How to spot AI-assisted candidates early.
The 10-Minute Signals in a 60-Minute Interview
How to spot AI-assisted candidates early
Many hiring teams report that sometimes something feels slightly off during remote conversations or technical exercises. Our team has experienced this as well during remote technical interviews.
Instead of discovering it 60 minutes later, you can often spot signals within the first 10 minutes.
Here are 4 practical “authenticity checks” that help.
1. The Small-Talk Script Breaker
Question:
"How is your day going so far?"
or
"What’s the best thing you’ve eaten this week?"
Why it helps:
Candidates prepared with scripted answers often pivot immediately back to their resume or rehearsed talking points (e.g., “I have 8 years of Java experience…”). Natural conversations usually start… naturally.
2. The Subjective Opinion Probe
Question:
"What piece of industry news annoyed you recently?"
or
"What tool in this stack frustrates you the most and why?"
Why it helps:
Real practitioners usually have specific opinions and “battle scars.” Generic or overly polished answers can sometimes signal rehearsed or AI-assisted responses.
3. The Live Walkthrough
Action:
Ask the candidate to explain their thinking step-by-step while solving a problem.
Why it helps:
It’s much harder to rely on external help when someone needs to reason aloud in real time and explain their decisions.
4. The Mid-Exercise Curveball
Action:
During a technical discussion, suddenly add a new constraint.
Example:
"Actually, this system now needs to support 10M users. What changes in your design?"
Why it helps:
This tests real-time adaptability and understanding, not just prepared answers. Candidates relying heavily on external assistance may show noticeable delays or difficulty adjusting their reasoning.
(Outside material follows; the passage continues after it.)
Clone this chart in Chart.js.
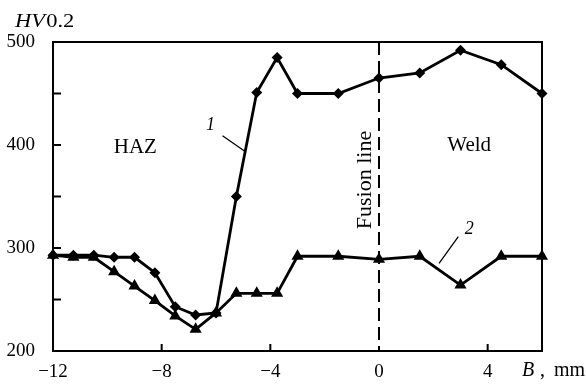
<!DOCTYPE html>
<html>
<head>
<meta charset="utf-8">
<script src="https://cdn.jsdelivr.net/npm/chart.js@4.4.0/dist/chart.umd.min.js"></script>
<style>
  html, body { margin: 0; padding: 0; background: #fff; }
  canvas { display: block; }
</style>
</head>
<body>
<canvas id="chart" width="586" height="389"></canvas>
<script>
// distance from fusion line, mm
const distance = [-12, -11.25, -10.5, -9.75, -9, -8.25, -7.5, -6.75, -6, -5.25, -4.5, -3.75, -3, -1.5, 0, 1.5, 3, 4.5, 6];
// curve 1 (diamonds) and curve 2 (triangles), HV0.2
const hv1 = [293, 293, 293, 291, 291, 276, 243, 235, 237, 350, 451, 485, 450, 450, 465, 470, 492, 478, 450];
const hv2 = [293, 291, 291, 277, 263, 249, 234, 221, 237, 256, 256, 256, 292, 292, 289, 292, 264, 292, 292];

const xTicks = [-12, -8, -4, 0, 4];
const xTickMarks = [-8, -4, 4];
const yTicks = [200, 300, 400, 500];
const yTickMarks = [250, 300, 350, 400, 450];

const serif = "'Liberation Serif', 'DejaVu Serif', serif";

const fmt = v => (v < 0 ? '\u2212' + Math.abs(v) : String(v));

// frame, inward ticks, fusion line and the text notes
const decorations = {
  id: 'decorations',
  beforeDatasetsDraw(chart) {
    const { ctx, chartArea: a, scales: { x, y } } = chart;
    ctx.save();
    ctx.strokeStyle = '#000';
    ctx.lineWidth = 2;
    ctx.strokeRect(a.left, a.top, a.right - a.left, a.bottom - a.top);

    ctx.beginPath();
    yTickMarks.forEach(v => {
      const py = y.getPixelForValue(v);
      ctx.moveTo(a.left, py);
      ctx.lineTo(a.left + 8, py);
    });
    xTickMarks.forEach(v => {
      const px = x.getPixelForValue(v);
      ctx.moveTo(px, a.bottom);
      ctx.lineTo(px, a.bottom - 7);
    });
    ctx.stroke();

    // fusion line
    const x0 = x.getPixelForValue(0);
    ctx.setLineDash([13, 6]);
    ctx.beginPath();
    ctx.moveTo(x0, a.top);
    ctx.lineTo(x0, a.bottom);
    ctx.stroke();
    ctx.restore();
  },
  afterDraw(chart) {
    const { ctx, scales: { x, y } } = chart;
    ctx.save();
    ctx.fillStyle = '#000';
    ctx.strokeStyle = '#000';

    ctx.font = '21px ' + serif;
    ctx.textAlign = 'center';
    ctx.textBaseline = 'middle';
    ctx.fillText('HAZ', x.getPixelForValue(-8.97), y.getPixelForValue(398));
    ctx.fillText('Weld', x.getPixelForValue(3.32), y.getPixelForValue(400));

    ctx.save();
    ctx.font = '22px ' + serif;
    ctx.translate(x.getPixelForValue(-0.5), y.getPixelForValue(366));
    ctx.rotate(-Math.PI / 2);
    ctx.fillText('Fusion line', 0, 0);
    ctx.restore();

    // curve labels with leader lines
    ctx.font = 'italic 18px ' + serif;
    ctx.fillText('1', x.getPixelForValue(-6.2), y.getPixelForValue(419));
    ctx.fillText('2', x.getPixelForValue(3.32), y.getPixelForValue(318));
    ctx.lineWidth = 1.3;
    ctx.beginPath();
    ctx.moveTo(x.getPixelForValue(-5.76), y.getPixelForValue(409));
    ctx.lineTo(x.getPixelForValue(-4.94), y.getPixelForValue(394));
    ctx.moveTo(x.getPixelForValue(2.92), y.getPixelForValue(311));
    ctx.lineTo(x.getPixelForValue(2.21), y.getPixelForValue(285));
    ctx.stroke();

    // axis titles (the original lettering is set wide)
    ctx.textAlign = 'left';
    ctx.textBaseline = 'alphabetic';
    ctx.save();
    ctx.translate(15, 27);
    ctx.scale(1.25, 1);
    ctx.font = 'italic 18px ' + serif;
    ctx.fillText('HV', 0, 0);
    const w = ctx.measureText('HV').width;
    ctx.font = '18px ' + serif;
    ctx.fillText('0.2', w + 1, 0);
    ctx.restore();

    ctx.font = 'italic 20px ' + serif;
    ctx.fillText('B', 522, 376);
    ctx.font = '20px ' + serif;
    ctx.fillText(',', 540, 376);
    ctx.fillText('mm', 554, 376);
    ctx.restore();
  }
};

const ctx = document.getElementById('chart').getContext('2d');
new Chart(ctx, {
  type: 'scatter',
  data: {
    datasets: [
      {
        label: '1',
        data: distance.map((d, i) => ({ x: d, y: hv1[i] })),
        showLine: true,
        borderColor: '#000',
        backgroundColor: '#000',
        borderWidth: 2.8,
        pointStyle: 'rectRot',
        pointRadius: 5.5,
        pointBorderWidth: 0,
        clip: false
      },
      {
        label: '2',
        data: distance.map((d, i) => ({ x: d, y: hv2[i] })),
        showLine: true,
        borderColor: '#000',
        backgroundColor: '#000',
        borderWidth: 2.8,
        pointStyle: 'triangle',
        pointRadius: 7,
        pointBorderWidth: 0,
        clip: false
      }
    ]
  },
  options: {
    responsive: false,
    animation: false,
    layout: { padding: { top: 42, right: 44, left: 0, bottom: 0 } },
    plugins: { legend: { display: false }, tooltip: { enabled: false } },
    scales: {
      x: {
        type: 'linear',
        min: -12,
        max: 6,
        afterBuildTicks: s => { s.ticks = xTicks.map(v => ({ value: v })); },
        afterFit: s => { s.height = 38; },
        grid: { display: false, drawTicks: false },
        border: { display: false },
        ticks: {
          padding: 10,
          color: '#000',
          font: { family: serif, size: 19 },
          maxRotation: 0,
          callback: v => fmt(v)
        }
      },
      y: {
        min: 200,
        max: 500,
        afterBuildTicks: s => { s.ticks = yTicks.map(v => ({ value: v })); },
        afterFit: s => { s.width = 53; },
        grid: { display: false, drawTicks: false },
        border: { display: false },
        ticks: {
          padding: 18,
          color: '#000',
          font: { family: serif, size: 19 },
          callback: v => String(v)
        }
      }
    }
  },
  plugins: [decorations]
});
</script>
</body>
</html>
Signals that may be worth a second look
• Repeated requests to repeat simple questions (sometimes used to buy time for external help)
• Long pauses before answering straightforward questions
• Answers that sound polished but lack concrete examples
• Difficulty explaining their own decisions during a live walkthrough
• Eyes repeatedly shifting toward another screen while answering
• Noticeable audio delays or responses that feel slightly out of sync
• Reluctance to adjust camera position or share screen when asked during a task
None of these is proof on its own, but patterns matter.
The goal is to create an interview environment where real experience and thinking become easy to recognise.